Security groups are the main network security feature in AWS. When new on AWS, people tend to treat them as firewalls, which they kind of are, but they are much more.
A security group is an object associated with an EC2 instance (or an ELB, or a RDS instance, etc.)1 that gives you control on which network flows are allowed for this EC2 instance. Here are the properties of Security Groups:
- They block all traffic by default,
- The only possible action is ALLOW,
- You can reference other security groups in a rule,
- You can attach up to 5 SGs per interface (soft limit),
- Each SG can have up to 50 inbound and 50 outbound rules (soft limit),
- They are statefull.
These properties seem quite normal at first glance but two of them really make all the difference: multiple security groups per instance and references to other security groups.
What does it mean? As their name indicates, security groups are used for grouping, on a security level, instances. Another way to name security groups could have been “security roles”. Once you have internalized this notion, security groups become very different from firewalls: when manipulating rules, you don’t see it as “allowing this subnet to connect to this instance on this port” anymore, but as “allowing this group of instances to connect to this other group of instances on this port”.

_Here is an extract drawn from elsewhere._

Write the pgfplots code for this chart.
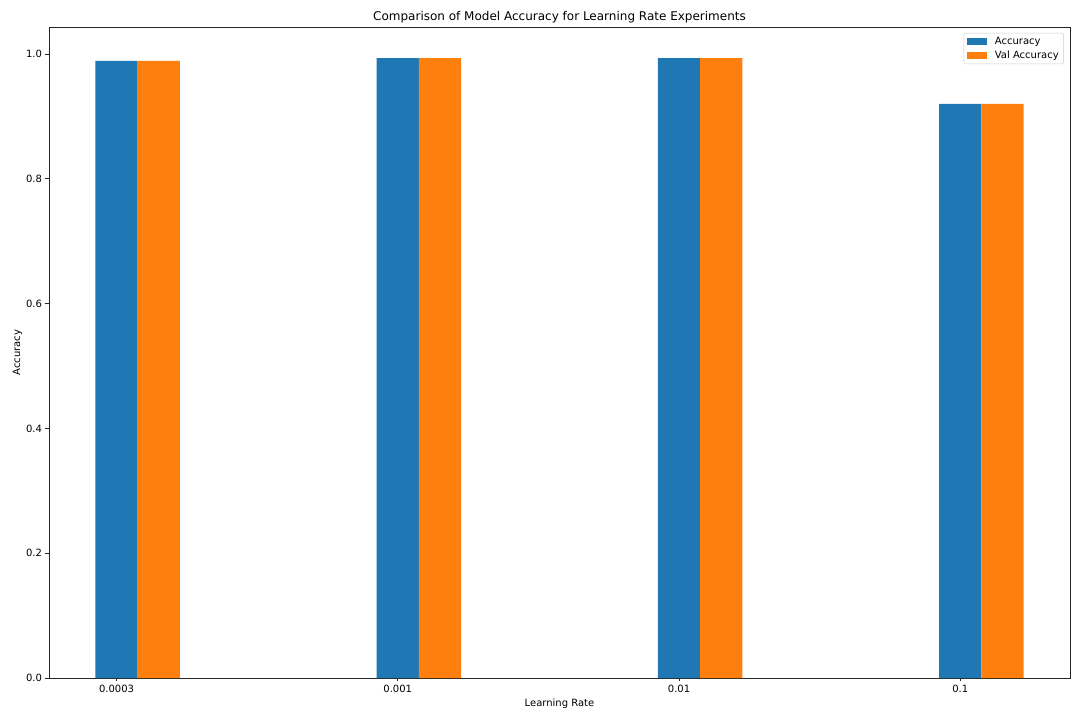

Imagine you have three types of EC2 instances, everything in the same network:
- database servers,
- servers for application A,
- servers for application B.
Both A and B must be able to access the databases, and B must be able to make requests to A. You can then create 4 security groups:
A to A,
A-client to B (because B is a client of A),
DB to databases and
DB-client to both A and B (because both are database clients). You can then apply the following rules:
DB-clientto make database connections to
A-clientto make requests to
With this simple set up you have a fully working and completely secure topology, without having to manage rules at the network level with NACLs or anything else.
In a classical network architecture, one could also manage filtering machine by machine, with IPTables rules on each machine, but almost nobody does that because it’s very complicated to manage and not that easy to set up (not talking about the risk of locking yourself out of the servers). Security groups give you an easy way to manage security at the instance level. The consequence is that you don’t really need to set up filtering on the network border anymore.
And if you don’t need firewalls between networks, you can merge almost all networks. In the end, you only need 2 or 3 categories of networks:
- Public networks, where instances can have a public IP. But in practice, your instances should never have a public IP: all traffic should go through an ELB. This means that in the public networks, you only place ELBs and NAT gateways. Those networks usually do not need to be very big.
- Private networks, where all your instances (and possibly some private ELBs) can live. All instances have access to the Internet through the NAT gateways in the public networks.
- Private networks with special routing: some of your instances may need to access services through a VPN or a DirectConnect connection. If you want to restrict the access to those services to the EC2 instances that need them, you can create private networks that have an AWS route table configured for accessing those services (whereas the “normal” private networks don’t).
Some other important points:
- All subnets have a route to the whole VPC and you cannot delete this route. You cannot manage security through routing for internal VPC traffic.
- Managing routing at the instance level is very hard and possibly dangerous if the gateways IPs change for a reason or another. Don’t bother and always manage routing with AWS route tables.
- EC2 instances can have more than one network interface, possibly in different subnets. With the two previous points in mind, I never saw the need for more than one network interface.
Here is a diagram of what the network topology I am describing looks like:
I hope that this post helped you in shifting your mindset about networking on AWS. To sum up: create as few networks as possible, manage security through roles (i.e security groups) and routing through AWS route tables. I had in mind to create a CloudFormation template for setting up this topology but AWS beat me to it. You can find the template here and the instructions here.
If you follow those rules, you will find that managing networks on AWS is actually quite easy and after a while you will find that networks tend to disappear from the list of things you worry about: you know they are here, but you don’t think about them very often. On the other hand, if you try to replicate a classic network architecture on AWS, you will quickly find that it is very hard and not adapted at all.